In the 1980s, Sudipta Ghosh Hazra, then in her 20s, was living with her army family in Jamshedpur, a nondescript steel city. At the time, Ghosh Hazra, the eldest of two siblings, rarely saw her mother wear anything but a sari. “She would do every household chore, from filling water from the neighborhood handpump to cooking elaborate meals for hours inside our small kitchen, wearing a sari. It must have been uncomfortable,” Ghosh Hazra, now in her 50s, told me. “But I don’t think my mother — or the women in her generation — knew that they could prioritize comfort.”

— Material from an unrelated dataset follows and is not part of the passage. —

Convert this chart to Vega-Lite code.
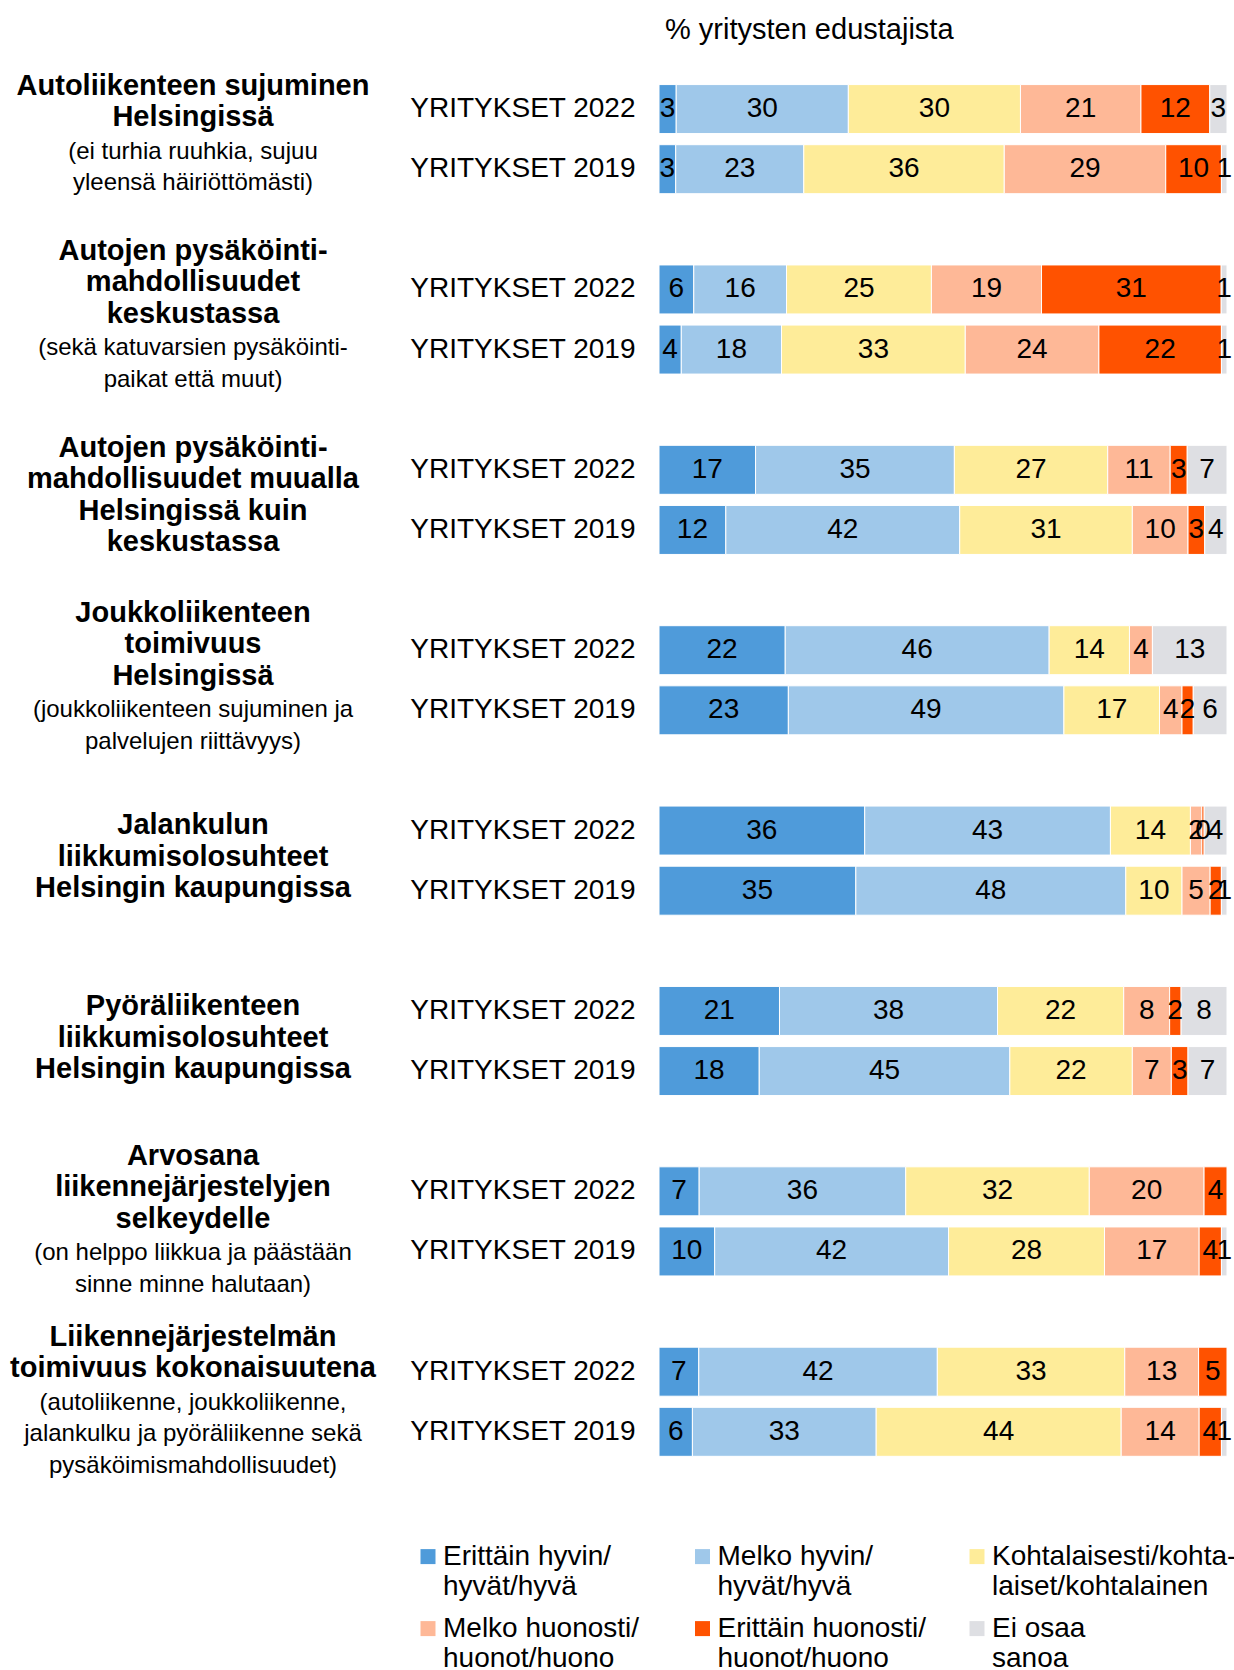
{
  "$schema": "https://vega.github.io/schema/vega-lite/v6.json",
  "padding": {"top": 15, "left": 0, "right": 0, "bottom": 0},
  "background": "white",
  "config": {
    "view": {"stroke": null},
    "font": "Liberation Sans",
    "text": {"font": "Liberation Sans", "color": "black"}
  },
  "datasets": {
    "vastaukset": [
      {"k": 1, "vastaus": "Erittäin hyvin/hyvät/hyvä"},
      {"k": 2, "vastaus": "Melko hyvin/hyvät/hyvä"},
      {"k": 3, "vastaus": "Kohtalaisesti/kohtalaiset/kohtalainen"},
      {"k": 4, "vastaus": "Melko huonosti/huonot/huono"},
      {"k": 5, "vastaus": "Erittäin huonosti/huonot/huono"},
      {"k": 6, "vastaus": "Ei osaa sanoa"}
    ],
    "otsikot": [
      {"ryhma": 1, "rivi": 1, "osa": "otsikko", "teksti": "Autoliikenteen sujuminen"},
      {"ryhma": 1, "rivi": 2, "osa": "otsikko", "teksti": "Helsingissä"},
      {"ryhma": 1, "rivi": 3, "osa": "tarkennus", "teksti": "(ei turhia ruuhkia, sujuu"},
      {"ryhma": 1, "rivi": 4, "osa": "tarkennus", "teksti": "yleensä häiriöttömästi)"},
      {"ryhma": 2, "rivi": 1, "osa": "otsikko", "teksti": "Autojen pysäköinti-"},
      {"ryhma": 2, "rivi": 2, "osa": "otsikko", "teksti": "mahdollisuudet"},
      {"ryhma": 2, "rivi": 3, "osa": "otsikko", "teksti": "keskustassa"},
      {"ryhma": 2, "rivi": 4, "osa": "tarkennus", "teksti": "(sekä katuvarsien pysäköinti-"},
      {"ryhma": 2, "rivi": 5, "osa": "tarkennus", "teksti": "paikat että muut)"},
      {"ryhma": 3, "rivi": 1, "osa": "otsikko", "teksti": "Autojen pysäköinti-"},
      {"ryhma": 3, "rivi": 2, "osa": "otsikko", "teksti": "mahdollisuudet muualla"},
      {"ryhma": 3, "rivi": 3, "osa": "otsikko", "teksti": "Helsingissä kuin"},
      {"ryhma": 3, "rivi": 4, "osa": "otsikko", "teksti": "keskustassa"},
      {"ryhma": 4, "rivi": 1, "osa": "otsikko", "teksti": "Joukkoliikenteen"},
      {"ryhma": 4, "rivi": 2, "osa": "otsikko", "teksti": "toimivuus"},
      {"ryhma": 4, "rivi": 3, "osa": "otsikko", "teksti": "Helsingissä"},
      {"ryhma": 4, "rivi": 4, "osa": "tarkennus", "teksti": "(joukkoliikenteen sujuminen ja"},
      {"ryhma": 4, "rivi": 5, "osa": "tarkennus", "teksti": "palvelujen riittävyys)"},
      {"ryhma": 5, "rivi": 1, "osa": "otsikko", "teksti": "Jalankulun"},
      {"ryhma": 5, "rivi": 2, "osa": "otsikko", "teksti": "liikkumisolosuhteet"},
      {"ryhma": 5, "rivi": 3, "osa": "otsikko", "teksti": "Helsingin kaupungissa"},
      {"ryhma": 6, "rivi": 1, "osa": "otsikko", "teksti": "Pyöräliikenteen"},
      {"ryhma": 6, "rivi": 2, "osa": "otsikko", "teksti": "liikkumisolosuhteet"},
      {"ryhma": 6, "rivi": 3, "osa": "otsikko", "teksti": "Helsingin kaupungissa"},
      {"ryhma": 7, "rivi": 1, "osa": "otsikko", "teksti": "Arvosana"},
      {"ryhma": 7, "rivi": 2, "osa": "otsikko", "teksti": "liikennejärjestelyjen"},
      {"ryhma": 7, "rivi": 3, "osa": "otsikko", "teksti": "selkeydelle"},
      {"ryhma": 7, "rivi": 4, "osa": "tarkennus", "teksti": "(on helppo liikkua ja päästään"},
      {"ryhma": 7, "rivi": 5, "osa": "tarkennus", "teksti": "sinne minne halutaan)"},
      {"ryhma": 8, "rivi": 1, "osa": "otsikko", "teksti": "Liikennejärjestelmän"},
      {"ryhma": 8, "rivi": 2, "osa": "otsikko", "teksti": "toimivuus kokonaisuutena"},
      {"ryhma": 8, "rivi": 3, "osa": "tarkennus", "teksti": "(autoliikenne, joukkoliikenne,"},
      {"ryhma": 8, "rivi": 4, "osa": "tarkennus", "teksti": "jalankulku ja pyöräliikenne sekä"},
      {"ryhma": 8, "rivi": 5, "osa": "tarkennus", "teksti": "pysäköimismahdollisuudet)"}
    ],
    "palkit": [
      {"rivi": "1/2022", "k": 1, "osuus": 3}, {"rivi": "1/2022", "k": 2, "osuus": 30}, {"rivi": "1/2022", "k": 3, "osuus": 30}, {"rivi": "1/2022", "k": 4, "osuus": 21}, {"rivi": "1/2022", "k": 5, "osuus": 12}, {"rivi": "1/2022", "k": 6, "osuus": 3},
      {"rivi": "1/2019", "k": 1, "osuus": 3}, {"rivi": "1/2019", "k": 2, "osuus": 23}, {"rivi": "1/2019", "k": 3, "osuus": 36}, {"rivi": "1/2019", "k": 4, "osuus": 29}, {"rivi": "1/2019", "k": 5, "osuus": 10}, {"rivi": "1/2019", "k": 6, "osuus": 1},
      {"rivi": "2/2022", "k": 1, "osuus": 6}, {"rivi": "2/2022", "k": 2, "osuus": 16}, {"rivi": "2/2022", "k": 3, "osuus": 25}, {"rivi": "2/2022", "k": 4, "osuus": 19}, {"rivi": "2/2022", "k": 5, "osuus": 31}, {"rivi": "2/2022", "k": 6, "osuus": 1},
      {"rivi": "2/2019", "k": 1, "osuus": 4}, {"rivi": "2/2019", "k": 2, "osuus": 18}, {"rivi": "2/2019", "k": 3, "osuus": 33}, {"rivi": "2/2019", "k": 4, "osuus": 24}, {"rivi": "2/2019", "k": 5, "osuus": 22}, {"rivi": "2/2019", "k": 6, "osuus": 1},
      {"rivi": "3/2022", "k": 1, "osuus": 17}, {"rivi": "3/2022", "k": 2, "osuus": 35}, {"rivi": "3/2022", "k": 3, "osuus": 27}, {"rivi": "3/2022", "k": 4, "osuus": 11}, {"rivi": "3/2022", "k": 5, "osuus": 3}, {"rivi": "3/2022", "k": 6, "osuus": 7},
      {"rivi": "3/2019", "k": 1, "osuus": 12}, {"rivi": "3/2019", "k": 2, "osuus": 42}, {"rivi": "3/2019", "k": 3, "osuus": 31}, {"rivi": "3/2019", "k": 4, "osuus": 10}, {"rivi": "3/2019", "k": 5, "osuus": 3}, {"rivi": "3/2019", "k": 6, "osuus": 4},
      {"rivi": "4/2022", "k": 1, "osuus": 22}, {"rivi": "4/2022", "k": 2, "osuus": 46}, {"rivi": "4/2022", "k": 3, "osuus": 14}, {"rivi": "4/2022", "k": 4, "osuus": 4}, {"rivi": "4/2022", "k": 6, "osuus": 13},
      {"rivi": "4/2019", "k": 1, "osuus": 23}, {"rivi": "4/2019", "k": 2, "osuus": 49}, {"rivi": "4/2019", "k": 3, "osuus": 17}, {"rivi": "4/2019", "k": 4, "osuus": 4}, {"rivi": "4/2019", "k": 5, "osuus": 2}, {"rivi": "4/2019", "k": 6, "osuus": 6},
      {"rivi": "5/2022", "k": 1, "osuus": 36}, {"rivi": "5/2022", "k": 2, "osuus": 43}, {"rivi": "5/2022", "k": 3, "osuus": 14}, {"rivi": "5/2022", "k": 4, "osuus": 2}, {"rivi": "5/2022", "k": 5, "osuus": 0.4}, {"rivi": "5/2022", "k": 6, "osuus": 4},
      {"rivi": "5/2019", "k": 1, "osuus": 35}, {"rivi": "5/2019", "k": 2, "osuus": 48}, {"rivi": "5/2019", "k": 3, "osuus": 10}, {"rivi": "5/2019", "k": 4, "osuus": 5}, {"rivi": "5/2019", "k": 5, "osuus": 2}, {"rivi": "5/2019", "k": 6, "osuus": 1},
      {"rivi": "6/2022", "k": 1, "osuus": 21}, {"rivi": "6/2022", "k": 2, "osuus": 38}, {"rivi": "6/2022", "k": 3, "osuus": 22}, {"rivi": "6/2022", "k": 4, "osuus": 8}, {"rivi": "6/2022", "k": 5, "osuus": 2}, {"rivi": "6/2022", "k": 6, "osuus": 8},
      {"rivi": "6/2019", "k": 1, "osuus": 18}, {"rivi": "6/2019", "k": 2, "osuus": 45}, {"rivi": "6/2019", "k": 3, "osuus": 22}, {"rivi": "6/2019", "k": 4, "osuus": 7}, {"rivi": "6/2019", "k": 5, "osuus": 3}, {"rivi": "6/2019", "k": 6, "osuus": 7},
      {"rivi": "7/2022", "k": 1, "osuus": 7}, {"rivi": "7/2022", "k": 2, "osuus": 36}, {"rivi": "7/2022", "k": 3, "osuus": 32}, {"rivi": "7/2022", "k": 4, "osuus": 20}, {"rivi": "7/2022", "k": 5, "osuus": 4},
      {"rivi": "7/2019", "k": 1, "osuus": 10}, {"rivi": "7/2019", "k": 2, "osuus": 42}, {"rivi": "7/2019", "k": 3, "osuus": 28}, {"rivi": "7/2019", "k": 4, "osuus": 17}, {"rivi": "7/2019", "k": 5, "osuus": 4}, {"rivi": "7/2019", "k": 6, "osuus": 1},
      {"rivi": "8/2022", "k": 1, "osuus": 7}, {"rivi": "8/2022", "k": 2, "osuus": 42}, {"rivi": "8/2022", "k": 3, "osuus": 33}, {"rivi": "8/2022", "k": 4, "osuus": 13}, {"rivi": "8/2022", "k": 5, "osuus": 5},
      {"rivi": "8/2019", "k": 1, "osuus": 6}, {"rivi": "8/2019", "k": 2, "osuus": 33}, {"rivi": "8/2019", "k": 3, "osuus": 44}, {"rivi": "8/2019", "k": 4, "osuus": 14}, {"rivi": "8/2019", "k": 5, "osuus": 4}, {"rivi": "8/2019", "k": 6, "osuus": 1}
    ]
  },
  "bounds": "flush",
  "spacing": 659,
  "hconcat": [
    {
      "data": {"name": "otsikot"},
      "transform": [
        {"aggregate": [{"op": "count", "as": "rivit"}], "groupby": ["ryhma", "rivi", "osa", "teksti"]},
        {"stack": "rivit", "groupby": ["ryhma"], "offset": "center", "sort": [{"field": "rivi", "order": "ascending"}], "as": ["y0", "y1"]}
      ],
      "facet": {"row": {"field": "ryhma", "type": "ordinal", "title": null, "header": {"labels": false, "title": null}}},
      "spacing": {"row": 0},
      "bounds": "flush",
      "spec": {
        "width": 386,
        "height": 180.96,
        "encoding": {
          "y": {"field": "y0", "type": "quantitative", "scale": {"domain": [0.7889, 6.5337], "reverse": true, "nice": false, "zero": false}, "axis": null},
          "text": {"field": "teksti", "type": "nominal"}
        },
        "layer": [
          {
            "transform": [{"filter": "datum.osa == 'otsikko'"}],
            "mark": {"type": "text", "fontSize": 29, "fontWeight": "bold", "baseline": "middle", "align": "center", "dy": 15.75, "color": "black"}
          },
          {
            "transform": [{"filter": "datum.osa == 'tarkennus'"}],
            "mark": {"type": "text", "fontSize": 24, "fontWeight": "normal", "baseline": "middle", "align": "center", "dy": 18.7, "color": "black"}
          }
        ]
      }
    },
    {
      "width": 568,
      "height": 1443,
      "data": {"name": "palkit"},
      "transform": [
        {"lookup": "k", "from": {"data": {"name": "vastaukset"}, "key": "k", "fields": ["vastaus"]}}
      ],
      "title": {
        "text": "% yritysten edustajista",
        "anchor": "start", "frame": "group", "fontSize": 29, "fontWeight": "normal",
        "font": "Liberation Sans", "color": "black", "baseline": "alphabetic", "offset": 11.3, "dx": 6
      },
      "encoding": {
        "y": {
          "field": "rivi", "type": "nominal",
          "scale": {"domain": ["1/2022","1/2019","1/","2/2022","2/2019","2/","3/2022","3/2019","3/","4/2022","4/2019","4/","5/2022","5/2019","5/","6/2022","6/2019","6/","7/2022","7/2019","7/","8/2022","8/2019","8/"], "paddingInner": 0, "paddingOuter": 0},
          "axis": {
            "title": null, "ticks": false, "domain": false, "grid": false,
            "labelFontSize": 28, "labelFont": "Liberation Sans", "labelColor": "black", "labelPadding": 24, "labelLimit": 320,
            "labelExpr": "split(datum.value, '/')[1] ? 'YRITYKSET ' + split(datum.value, '/')[1] : ''"
          }
        },
        "x": {"field": "osuus", "type": "quantitative", "stack": "normalize", "scale": {"domain": [0, 1]}, "axis": null},
        "order": {"field": "k", "type": "quantitative"}
      },
      "layer": [
        {
          "mark": {"type": "bar", "height": 49, "stroke": "white", "strokeWidth": 1},
          "encoding": {
            "color": {
              "field": "vastaus", "type": "nominal",
              "scale": {
                "domain": ["Erittäin hyvin/hyvät/hyvä", "Melko hyvin/hyvät/hyvä", "Kohtalaisesti/kohtalaiset/kohtalainen", "Melko huonosti/huonot/huono", "Erittäin huonosti/huonot/huono", "Ei osaa sanoa"],
                "range": ["#4F9BDA", "#9FC8EA", "#FEEC99", "#FEB897", "#FF5200", "#DEDFE3"]
              },
              "legend": {
                "orient": "none", "legendX": 414, "legendY": 1463.6, "direction": "horizontal", "columns": 3,
                "title": null, "padding": 0, "symbolType": "square", "symbolSize": 225, "symbolStrokeWidth": 0,
                "labelFontSize": 28, "labelFont": "Liberation Sans", "labelColor": "black", "labelLimit": 400,
                "labelOffset": 1, "labelBaseline": "middle", "columnPadding": 0.5, "rowPadding": 14, "gridAlign": "all",
                "labelExpr": "datum.value == 'Kohtalaisesti/kohtalaiset/kohtalainen' ? ['Kohtalaisesti/kohta-', 'laiset/kohtalainen'] : datum.value == 'Ei osaa sanoa' ? ['Ei osaa', 'sanoa'] : [substring(datum.value, 0, indexof(datum.value, '/') + 1), substring(datum.value, indexof(datum.value, '/') + 1)]",
                "encode": {"labels": {"update": {"dy": {"value": 16}, "lineHeight": {"value": 31.7}}}}
              }
            }
          }
        },
        {
          "mark": {"type": "text", "fontSize": 28, "baseline": "middle", "align": "center", "color": "black"},
          "encoding": {
            "x": {"field": "osuus", "type": "quantitative", "stack": "normalize", "bandPosition": 0.5},
            "detail": {"field": "k", "type": "nominal"},
            "text": {"field": "osuus", "type": "quantitative", "format": ".0f"}
          }
        }
      ]
    }
  ]
}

The only exception was during the summer. The brutal heat left her mother drenched in sweat. So, before sleeping at night — ensuring that her husband and her son were already fast asleep — she would close the door to the room she shared with her daughter, take off her sari, and change into a free-flowing, airy cotton garment: the nightie. The garment, a mix between a maxi dress and nightgown, wasn’t tight-fitting or elaborate. Despite the nightie’s apparent comfort, Ghosh Hazra never saw her wear it during the day. “By the time I woke up, she was already dressed in a sari. It’s as if the nightie were her nighttime self-care ritual.”

Today, both mother and daughter prefer wearing nighties — now a wardrobe staple for women across South Asia — throughout the day. They’re not alone. In 2012, the late Bharatiya Janata Party (BJP) politician Sushma Swaraj, admitted on national television that the nightie was her garment of choice for a dip in the Ganges, the holiest river in India. The late author Mahasweta Devi was known to criticize West Bengal’s Mamata Banerjee government in a sleeveless nightie on television. The garment even captured Bollywood’s imagination — from Saira Banu in Padosan (1968) to Tisca Chopra in Taare Zameen Par (2007). In a culture where women’s bodies are so heavily policed, the nightie — colloquially referred to as “maxis” across South Asia — is a prime vehicle for female liberation as well as a social leveler. Even then, for a garment that didn’t originate in India, its public acceptance hasn’t been without controversy or shame

The nighties are a descendant of the Victorian nightgown, which some believe made an appearance in India in the 19th century. “It traveled back with the Fishing Fleet, those ambitious young women from England who came out in droves to India to find husbands,” claimed fashion stylist Prasad Bidappa.